Work instructions:
Starting with the first line of the data that follows, transcribe every line verbatim until the line containing "(#1c) -- (#9.north" has been transcribed.

Supplied data:
──────────

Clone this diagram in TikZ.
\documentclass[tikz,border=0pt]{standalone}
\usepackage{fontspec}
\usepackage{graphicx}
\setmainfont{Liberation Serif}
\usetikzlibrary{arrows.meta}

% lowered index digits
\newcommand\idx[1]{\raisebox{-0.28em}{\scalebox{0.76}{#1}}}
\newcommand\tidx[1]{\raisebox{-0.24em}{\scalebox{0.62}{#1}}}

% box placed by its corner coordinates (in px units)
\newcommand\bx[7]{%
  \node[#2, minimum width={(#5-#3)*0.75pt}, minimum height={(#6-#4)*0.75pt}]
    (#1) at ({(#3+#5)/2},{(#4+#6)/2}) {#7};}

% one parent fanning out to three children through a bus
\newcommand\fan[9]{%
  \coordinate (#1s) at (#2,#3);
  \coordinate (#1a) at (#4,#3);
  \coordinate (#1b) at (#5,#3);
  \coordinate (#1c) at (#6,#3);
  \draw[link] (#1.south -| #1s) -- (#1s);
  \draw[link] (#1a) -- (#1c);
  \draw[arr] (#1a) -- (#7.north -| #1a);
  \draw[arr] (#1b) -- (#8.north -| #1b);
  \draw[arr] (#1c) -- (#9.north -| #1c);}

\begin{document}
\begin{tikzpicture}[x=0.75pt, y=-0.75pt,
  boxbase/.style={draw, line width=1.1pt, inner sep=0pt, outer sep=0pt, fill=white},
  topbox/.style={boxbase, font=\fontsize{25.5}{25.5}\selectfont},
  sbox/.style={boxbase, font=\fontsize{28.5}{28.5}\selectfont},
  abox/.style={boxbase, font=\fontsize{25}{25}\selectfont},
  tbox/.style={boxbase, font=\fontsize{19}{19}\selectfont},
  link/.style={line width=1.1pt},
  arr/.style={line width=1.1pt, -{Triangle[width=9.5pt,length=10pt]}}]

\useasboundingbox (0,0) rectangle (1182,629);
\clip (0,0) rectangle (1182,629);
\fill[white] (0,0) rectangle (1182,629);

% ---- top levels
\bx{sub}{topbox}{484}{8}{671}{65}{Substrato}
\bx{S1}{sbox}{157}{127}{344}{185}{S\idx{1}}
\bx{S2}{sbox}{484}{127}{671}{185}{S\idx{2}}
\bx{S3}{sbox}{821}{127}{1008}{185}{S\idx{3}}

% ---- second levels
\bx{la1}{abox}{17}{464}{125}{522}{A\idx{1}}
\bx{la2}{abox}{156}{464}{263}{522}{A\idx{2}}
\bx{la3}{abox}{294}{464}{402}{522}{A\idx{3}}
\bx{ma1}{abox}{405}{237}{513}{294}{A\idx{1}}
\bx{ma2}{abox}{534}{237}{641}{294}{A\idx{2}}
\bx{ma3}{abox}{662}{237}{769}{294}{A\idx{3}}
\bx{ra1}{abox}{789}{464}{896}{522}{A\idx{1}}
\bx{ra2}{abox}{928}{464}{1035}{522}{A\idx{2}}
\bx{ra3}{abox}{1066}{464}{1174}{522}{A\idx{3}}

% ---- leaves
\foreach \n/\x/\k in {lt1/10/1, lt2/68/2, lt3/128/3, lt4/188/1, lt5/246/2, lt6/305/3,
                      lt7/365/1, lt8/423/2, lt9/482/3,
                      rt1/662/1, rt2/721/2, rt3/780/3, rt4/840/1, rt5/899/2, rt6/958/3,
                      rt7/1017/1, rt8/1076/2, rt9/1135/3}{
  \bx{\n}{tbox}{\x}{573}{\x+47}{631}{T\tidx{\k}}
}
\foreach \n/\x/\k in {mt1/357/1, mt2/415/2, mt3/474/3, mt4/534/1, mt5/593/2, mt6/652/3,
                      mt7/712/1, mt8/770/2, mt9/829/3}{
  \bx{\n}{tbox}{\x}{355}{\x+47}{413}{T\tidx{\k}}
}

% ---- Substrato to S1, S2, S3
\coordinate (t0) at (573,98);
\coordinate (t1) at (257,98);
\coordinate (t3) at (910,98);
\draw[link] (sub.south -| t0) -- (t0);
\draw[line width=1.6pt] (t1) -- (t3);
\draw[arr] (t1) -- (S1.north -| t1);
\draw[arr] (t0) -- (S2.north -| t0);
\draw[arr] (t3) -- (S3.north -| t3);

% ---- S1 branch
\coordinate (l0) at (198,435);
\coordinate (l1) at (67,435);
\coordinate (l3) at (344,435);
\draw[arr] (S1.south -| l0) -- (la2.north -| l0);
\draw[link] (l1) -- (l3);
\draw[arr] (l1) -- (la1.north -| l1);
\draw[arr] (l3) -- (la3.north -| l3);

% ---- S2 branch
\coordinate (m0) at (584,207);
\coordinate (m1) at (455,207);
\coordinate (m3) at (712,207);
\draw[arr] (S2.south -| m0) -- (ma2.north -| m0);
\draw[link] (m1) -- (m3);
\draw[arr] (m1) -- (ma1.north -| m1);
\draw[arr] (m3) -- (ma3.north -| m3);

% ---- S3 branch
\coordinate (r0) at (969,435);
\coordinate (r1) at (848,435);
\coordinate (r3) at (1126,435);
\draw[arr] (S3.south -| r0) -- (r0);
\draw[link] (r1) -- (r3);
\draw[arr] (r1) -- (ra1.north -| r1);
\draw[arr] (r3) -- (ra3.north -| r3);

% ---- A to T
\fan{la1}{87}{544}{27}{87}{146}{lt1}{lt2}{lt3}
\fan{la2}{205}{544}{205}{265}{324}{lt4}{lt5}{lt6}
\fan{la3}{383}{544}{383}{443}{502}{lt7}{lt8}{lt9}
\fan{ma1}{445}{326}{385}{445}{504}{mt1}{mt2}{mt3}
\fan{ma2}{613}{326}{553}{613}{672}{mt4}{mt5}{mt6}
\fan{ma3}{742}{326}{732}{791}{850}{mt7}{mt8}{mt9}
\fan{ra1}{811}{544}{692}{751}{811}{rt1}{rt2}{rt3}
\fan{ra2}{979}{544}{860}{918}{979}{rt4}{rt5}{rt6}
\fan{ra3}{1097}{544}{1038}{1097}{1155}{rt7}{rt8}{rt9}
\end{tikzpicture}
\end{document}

──────────

Final result:
Clone this diagram in TikZ.
\documentclass[tikz,border=0pt]{standalone}
\usepackage{fontspec}
\usepackage{graphicx}
\setmainfont{Liberation Serif}
\usetikzlibrary{arrows.meta}

% lowered index digits
\newcommand\idx[1]{\raisebox{-0.28em}{\scalebox{0.76}{#1}}}
\newcommand\tidx[1]{\raisebox{-0.24em}{\scalebox{0.62}{#1}}}

% box placed by its corner coordinates (in px units)
\newcommand\bx[7]{%
  \node[#2, minimum width={(#5-#3)*0.75pt}, minimum height={(#6-#4)*0.75pt}]
    (#1) at ({(#3+#5)/2},{(#4+#6)/2}) {#7};}

% one parent fanning out to three children through a bus
\newcommand\fan[9]{%
  \coordinate (#1s) at (#2,#3);
  \coordinate (#1a) at (#4,#3);
  \coordinate (#1b) at (#5,#3);
  \coordinate (#1c) at (#6,#3);
  \draw[link] (#1.south -| #1s) -- (#1s);
  \draw[link] (#1a) -- (#1c);
  \draw[arr] (#1a) -- (#7.north -| #1a);
  \draw[arr] (#1b) -- (#8.north -| #1b);
  \draw[arr] (#1c) -- (#9.north -| #1c);}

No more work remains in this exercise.